DIRECTION:
Return precisely the span of lines from the top of the material below to the line containing "plt.rcParams['font.family'] = ['Liberation", both included. Pictures are excluded.
* Start SOURCE MATERIAL *
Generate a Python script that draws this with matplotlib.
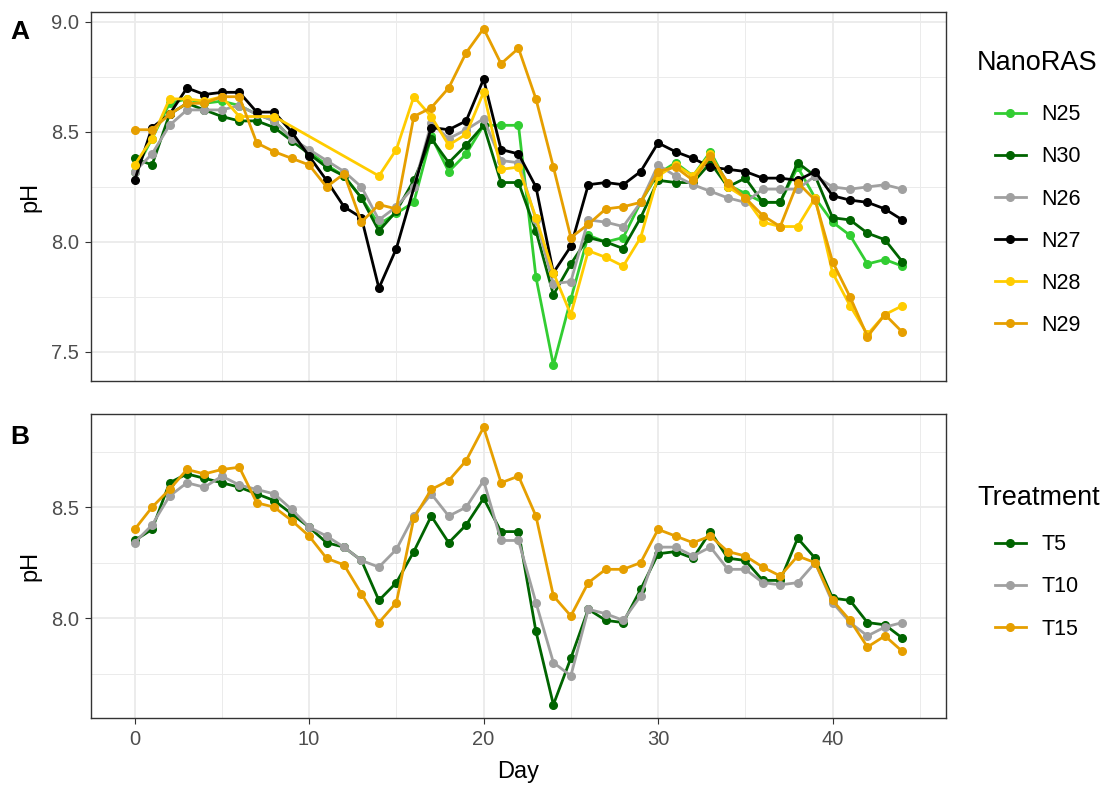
import numpy as np
import pandas as pd
import matplotlib
matplotlib.use("Agg")
import matplotlib.pyplot as plt
from matplotlib.lines import Line2D

plt.rcParams['font.family'] = ['Liberation Sans', 'DejaVu Sans']

day = list(range(45))
NA = None

# panel A: pH per NanoRAS unit
N25 = [8.32, 8.47, 8.63, 8.65, 8.63, 8.64, 8.62, 8.58, 8.55, 8.47, 8.41, 8.35, 8.30, 8.20, 8.08,
       8.13, 8.18, 8.48, 8.32, 8.40, 8.53, 8.53, 8.53, 7.84, 7.44, 7.74, 8.03, 8.00, 8.02, 8.18,
       8.31, 8.36, 8.30, 8.41, 8.26, 8.22, 8.18, 8.18, 8.34, 8.20, 8.09, 8.03, 7.90, 7.92, 7.89]
N30 = [8.38, 8.35, 8.58, 8.63, 8.60, 8.57, 8.55, 8.55, 8.52, 8.46, 8.40, 8.34, 8.30, 8.20, 8.05,
       8.14, 8.28, 8.47, 8.36, 8.44, 8.53, 8.27, 8.27, 8.05, 7.76, 7.90, 8.02, 8.00, 7.97, 8.11,
       8.28, 8.27, 8.27, 8.36, 8.25, 8.29, 8.18, 8.18, 8.36, 8.30, 8.11, 8.10, 8.04, 8.01, 7.91]
N26 = [8.32, 8.40, 8.53, 8.60, 8.60, 8.60, 8.62, 8.58, 8.55, 8.47, 8.42, 8.37, 8.32, 8.25, 8.10,
       8.16, 8.25, 8.54, 8.47, 8.51, 8.56, 8.37, 8.36, 8.10, 7.81, 7.82, 8.10, 8.09, 8.07, 8.18,
       8.35, 8.30, 8.26, 8.23, 8.20, 8.18, 8.24, 8.24, 8.24, 8.30, 8.25, 8.24, 8.25, 8.26, 8.24]
N27 = [8.28, 8.52, 8.58, 8.70, 8.67, 8.68, 8.68, 8.59, 8.59, 8.50, 8.39, 8.28, 8.16, 8.11, 7.79,
       7.97, NA, 8.52, 8.51, 8.55, 8.74, 8.42, 8.40, 8.25, 7.86, 7.98, 8.26, 8.27, 8.26, 8.32,
       8.45, 8.41, 8.38, 8.34, 8.33, 8.32, 8.29, 8.29, 8.28, 8.32, 8.21, 8.19, 8.18, 8.15, 8.10]
N28 = [8.35, 8.47, 8.65, 8.65, 8.64, 8.66, 8.57, NA, 8.57, NA, NA, NA, NA, NA, 8.30,
       8.42, 8.66, 8.57, 8.44, 8.49, 8.68, 8.33, 8.34, 8.11, 7.86, 7.67, 7.96, 7.93, 7.89, 8.02,
       8.30, 8.35, 8.30, 8.40, 8.25, 8.20, 8.09, 8.07, 8.07, 8.20, 7.86, 7.71, 7.58, 7.67, 7.71]
N29 = [8.51, 8.51, 8.58, 8.63, 8.63, 8.66, 8.66, 8.45, 8.41, 8.38, 8.35, 8.25, 8.31, 8.09, 8.17,
       8.15, 8.57, 8.61, 8.70, 8.86, 8.97, 8.81, 8.88, 8.65, 8.34, 8.02, 8.08, 8.15, 8.16, 8.18,
       8.32, 8.34, 8.28, 8.39, 8.27, 8.20, 8.12, 8.07, 8.27, 8.19, 7.91, 7.75, 7.57, 7.67, 7.59]

# panel B: pH per treatment
T5 = [8.35, 8.40, 8.61, 8.65, 8.63, 8.61, 8.59, 8.56, 8.53, 8.47, 8.41, 8.34, 8.32, 8.26, 8.08,
      8.16, 8.30, 8.46, 8.34, 8.42, 8.54, 8.39, 8.39, 7.94, 7.61, 7.82, 8.04, 7.99, 7.98, 8.13,
      8.29, 8.30, 8.27, 8.39, 8.27, 8.26, 8.17, 8.17, 8.36, 8.27, 8.09, 8.08, 7.98, 7.97, 7.91]
T10 = [8.34, 8.42, 8.55, 8.61, 8.59, 8.64, 8.60, 8.58, 8.56, 8.49, 8.41, 8.37, 8.32, 8.26, 8.23,
       8.31, 8.46, 8.56, 8.46, 8.50, 8.62, 8.35, 8.35, 8.07, 7.80, 7.74, 8.04, 8.02, 7.99, 8.10,
       8.32, 8.32, 8.28, 8.32, 8.22, 8.22, 8.16, 8.15, 8.16, 8.25, 8.07, 7.98, 7.92, 7.96, 7.98]
T15 = [8.40, 8.50, 8.58, 8.67, 8.65, 8.67, 8.68, 8.52, 8.50, 8.44, 8.37, 8.27, 8.24, 8.11, 7.98,
       8.07, 8.45, 8.58, 8.62, 8.71, 8.86, 8.61, 8.64, 8.46, 8.10, 8.01, 8.16, 8.22, 8.22, 8.25,
       8.40, 8.37, 8.34, 8.37, 8.30, 8.28, 8.23, 8.19, 8.28, 8.25, 8.08, 7.99, 7.87, 7.92, 7.85]

nano_names = ["N25", "N30", "N26", "N27", "N28", "N29"]
nano_vals = [N25, N30, N26, N27, N28, N29]
nano_cols = ["#32CD32", "#006400", "#A0A0A0", "#000000", "#FFCC00", "#E69F00"]
trt_names = ["T5", "T10", "T15"]
trt_vals = [T5, T10, T15]
trt_cols = ["#006400", "#A0A0A0", "#E69F00"]

W, H = 1116, 789
fig = plt.figure(figsize=(W / 100, H / 100), dpi=100)
axA = fig.add_axes([91 / W, 1 - 381 / H, 855 / W, 369 / H])
axB = fig.add_axes([91 / W, 1 - 718 / H, 855 / W, 304 / H])

def style(ax, ylim, major, minor):
    ax.set_xlim(-2.5, 46.5)
    ax.set_ylim(*ylim)
    ax.set_xticks([0, 10, 20, 30, 40])
    ax.set_xticks([5, 15, 25, 35, 45], minor=True)
    ax.set_yticks(major)
    ax.set_yticks(minor, minor=True)
    ax.grid(True, which='major', color='#EBEBEB', lw=1.3)
    ax.grid(True, which='minor', color='#EBEBEB', lw=0.7)
    ax.set_axisbelow(True)
    for s in ax.spines.values():
        s.set_color('#333333')
        s.set_linewidth(1.0)
    ax.tick_params(which='major', length=4.5, color='#333333', labelsize=14.5,
                   labelcolor='#4D4D4D', pad=4)
    ax.tick_params(which='minor', length=0)
    ax.set_ylabel("pH", fontsize=17, labelpad=7)

def draw(ax, vals, names, cols):
    handles = []
    for v, n, c in zip(vals, names, cols):
        s = pd.Series(v, index=day, dtype=float).dropna()
        ax.plot(s.index, s.values, color=c, lw=2.0, marker='o', ms=5.5, zorder=3)
        handles.append(Line2D([], [], color=c, lw=2.0, marker='o', ms=5.5))
    return handles

hA = draw(axA, nano_vals, nano_names, nano_cols)
hB = draw(axB, trt_vals, trt_names, trt_cols)

style(axA, (7.368, 9.045), [7.5, 8.0, 8.5, 9.0], [7.75, 8.25, 8.75])
style(axB, (7.55, 8.92), [8.0, 8.5], [7.75, 8.25, 8.75])
axA.tick_params(axis='x', which='major', length=0, labelbottom=False)
axB.set_xlabel("Day", fontsize=17, labelpad=9)

for h, names, title, ty, ly in [(hA, nano_names, "NanoRAS", 63, 85), (hB, trt_names, "Treatment", 498, 515)]:
    fig.text(977 / W, 1 - ty / H, title, fontsize=19.5, va='center', ha='left')
    fig.legend(h, names, loc='upper left',
               bbox_to_anchor=(976 / W, 1 - ly / H), bbox_transform=fig.transFigure,
               frameon=False, fontsize=15.5, handlelength=1.4,
               handletextpad=0.75, labelspacing=0.98)

fig.text(10 / W, 1 - 32 / H, "A", fontsize=19, fontweight='bold', va='center')
fig.text(10 / W, 1 - 437 / H, "B", fontsize=19, fontweight='bold', va='center')

fig.savefig("out.png", dpi=100)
* End SOURCE MATERIAL *
SOLUTION:
Generate a Python script that draws this with matplotlib.
import numpy as np
import pandas as pd
import matplotlib
matplotlib.use("Agg")
import matplotlib.pyplot as plt
from matplotlib.lines import Line2D

plt.rcParams['font.family'] = ['Liberation Sans', 'DejaVu Sans']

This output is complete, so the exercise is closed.